RHanDS: Refining Malformed Hands for Generated Images with Decoupled Structure and Style Guidance
Chengrui Wang, Pengfei Liu, Min Zhou, Ming Zeng, Xubin Li, Tiezheng Ge, Bo zheng
TL;DR
RHanDS addresses the instability of hand structures in diffusion-generated images by decoupling style and structure guidance into a two-stage framework. A VAE and a conditional U-Net are guided respectively by a style encoder (CLIP-based) and a structure encoder (depth from a reconstructed hand mesh), enabling precise region-focused repainting of malformed hands.
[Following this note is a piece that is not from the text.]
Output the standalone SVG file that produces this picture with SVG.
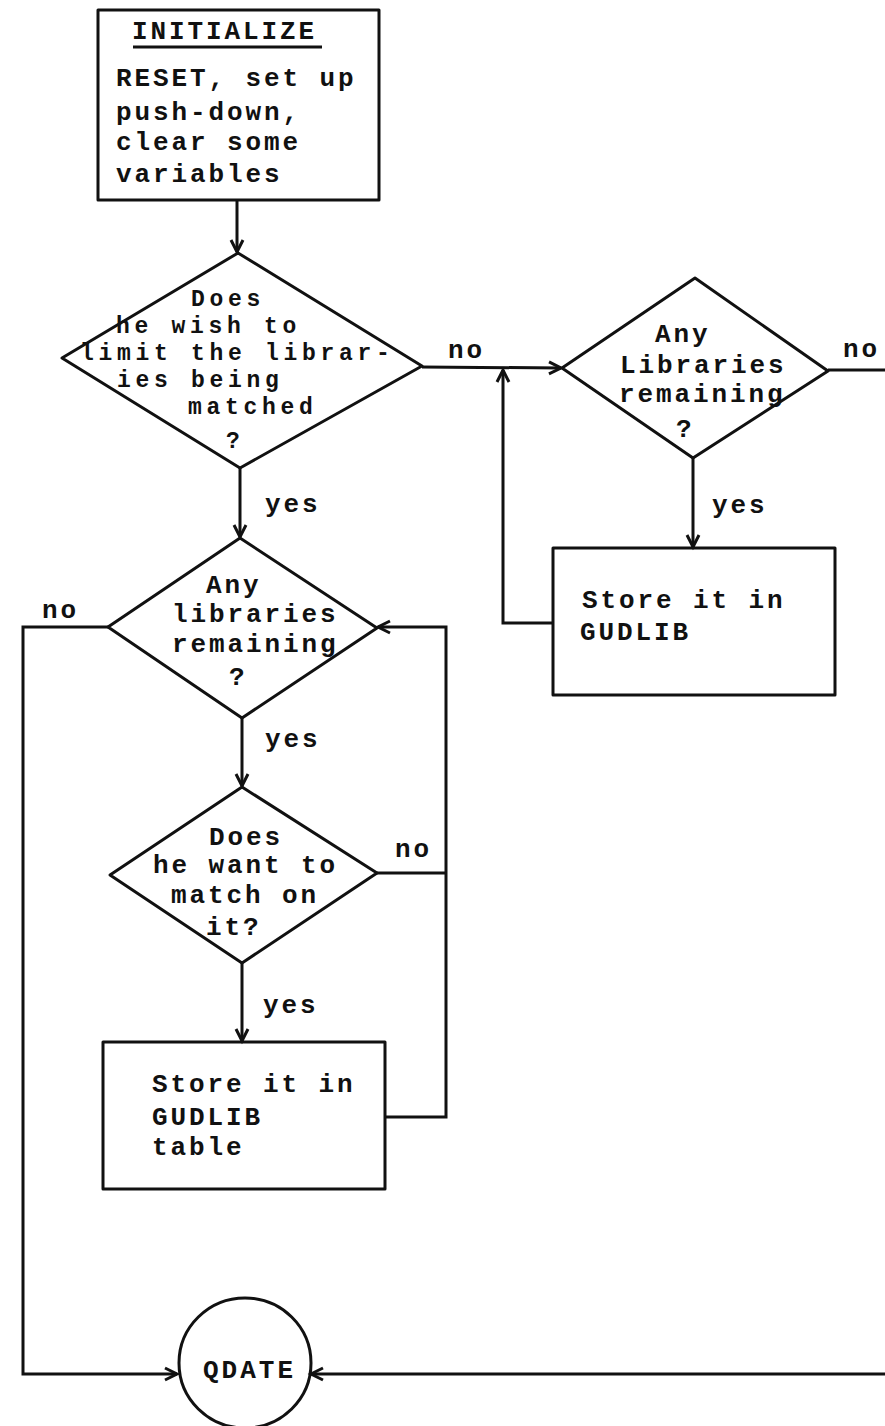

The authors introduce three multi-style datasets to support separate learning of style and structure, and demonstrate through extensive experiments that RHanDS improves both structural accuracy (MPJPE) and style consistency (FID, Style Loss) across multiple styles, outperforming HandRefiner baselines. This approach offers a practical pathway to high-fidelity, style-consistent hand generation in diffusion models, with broad implications for content realism in hand-rich imagery.
Abstract
Although diffusion models can generate high-quality human images, their applications are limited by the instability in generating hands with correct structures. In this paper, we introduce RHanDS, a conditional diffusion-based framework designed to refine malformed hands by utilizing decoupled structure and style guidance. The hand mesh reconstructed from the malformed hand offers structure guidance for correcting the structure of the hand, while the malformed hand itself provides style guidance for preserving the style of the hand. To alleviate the mutual interference between style and structure guidance, we introduce a two-stage training strategy and build a series of multi-style hand datasets. In the first stage, we use paired hand images for training to ensure stylistic consistency in hand refining. In the second stage, various hand images generated based on human meshes are used for training, enabling the model to gain control over the hand structure. Experimental results demonstrate that RHanDS can effectively refine hand structure while preserving consistency in hand style.